Я закрыл КПСС - Евгений Вадимович Савостьянов
Позднее, когда множились безвозвратные расставания с близкими людьми, да и самому приходилось приближаться к краю, понял: внезапная смерть — благо для человека и страшное горе для его близких. Они застигнуты врасплох, растеряны, не понимают реальности произошедшего, не понимают, что делать, как быть дальше. И, наоборот, долгое угасание — часто невыносимая тяжесть для человека, но его смерть воспринимается близкими как нечто естественное, к ней они готовы, все взвесили и рассчитали…
На том же совещании в МДМ выяснился еще один факт: Михаил Сергеевич Горбачёв хотел бы попрощаться с Андреем Дмитриевичем, но не в общедоступных местах, в ФИАНе и МДМ. Посему предлагается по дороге из ФИАНа в Московский дворец молодежи завезти гроб ненадолго в здание Верховного совета для прощания обрадованной номенклатуры с главным политическим оппонентом. Ничего себе!
Наши встали стеной. Такому «по улице слона водили, как видно, напоказ», такому унижению памяти — не бывать. Вставил свое лыко в строку и я: «Что уж там, может быть сразу в Кремль, в кабинет генсека для удобства завезти?! Нельзя превращать похороны великого человека в фарс. Нет, пусть все к нему идут, а не он к ним». В конце концов, нашли компромисс: гроб с телом привезут из ФИАНа в то самое старое здание Президиума АН СССР на Ленинском проспекте, митинг у которого год назад (всего год!) дал начало нашему движению. Туда приедут члены Политбюро ЦК КПСС и прочие, чтобы «отдать последний долг».
Говорят, при прощании в Президиуме АН СССР на вопрос Горбачёва: «Что я могу для вас сделать?» Елена Георгиевна ответила: «Освободите всех политических заключенных».
В суете и хлопотах день пролетел незаметно.
На следующий день в МДМ тек людской поток. Сменялись почетные караулы, приезжали делегации, журналисты, работало телевидение.
На второй день неплохая с утра погода к началу траурного шествия испортилась совершенно. При нулевой температуре пошел мокрый снег с дождем. Нести гроб на руках, как планировалось, не получилось: дорога покрыта льдом, мог случиться конфуз. Так что шли за катафалком. Долгий путь, траурный митинг. Десятки тысяч людей шли — в полной тишине, под дождем и мокрым снегом. Еще больше приехал в Лужники. Понимали: кончается эпоха, и эта смерть драматически повлияет на будущее страны.

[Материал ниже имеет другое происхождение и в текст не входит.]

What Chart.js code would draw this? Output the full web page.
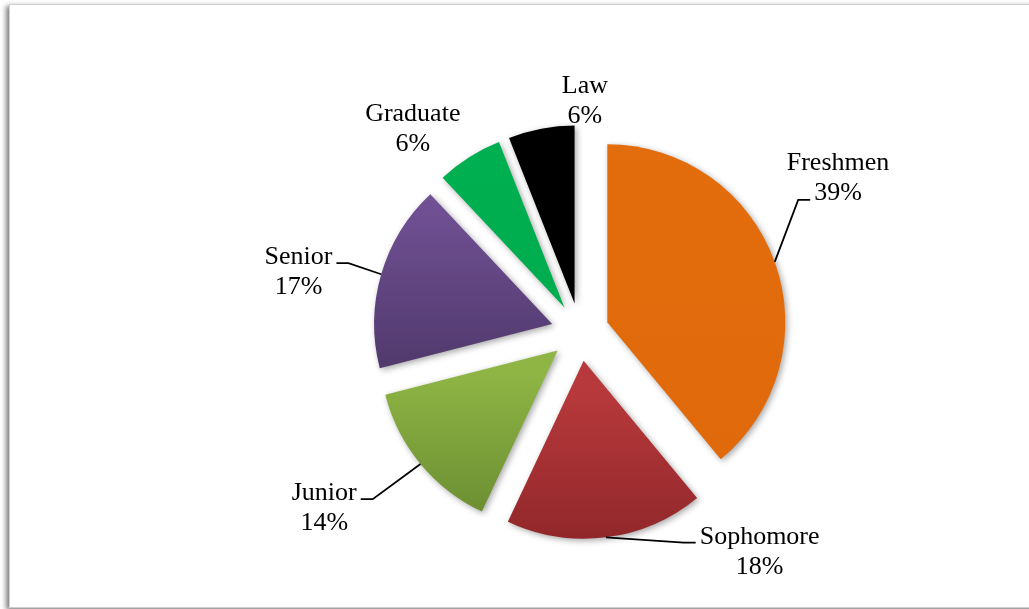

Уход Андрея Дмитриевича из жизни и по своей остроте, и по отдаленным последствиям стал пусть и не катастрофой, но большим несчастьем для тех, кто его окружал, да и для всего народа (пусть очень многие этого не понимали тогда и не понимают сейчас). Смерть Сахарова означала радикальное изменение баланса двух политических направлений революции — либерального и бюрократического (его сторонники еще любят называть себя «государственниками») — в пользу последних. В по-настоящему прогрессивном, либеральном антибюрократическом направлении революции лидеры остались (Афанасьев, Попов, Собчак) — иконы не стало. Потеря Сахарова, как вскоре выяснилось, означала и потерю возможности самоорганизации этих сил.
Нетрудно было догадаться, что Ельцин в силу своего общественно-политического генезиса станет все больше опираться на поддержку госаппарата в центре и на местах, игнорируя тех, кто помог ему прийти к власти. Что выстраивание вертикали власти закрепится еще одной особенностью нашей политической жизни — строительством автократии.
Так и случилось: не прошло и десяти лет, как верх взяла адаптированная к новым условиям бюрократия, нацеленная на подчинение общества государству. Более того, появились существенные признаки превращения автократии в тоталитаризм: цензура, нарастающая регламентация всего и вся: «Что не разрешено — то не позволено».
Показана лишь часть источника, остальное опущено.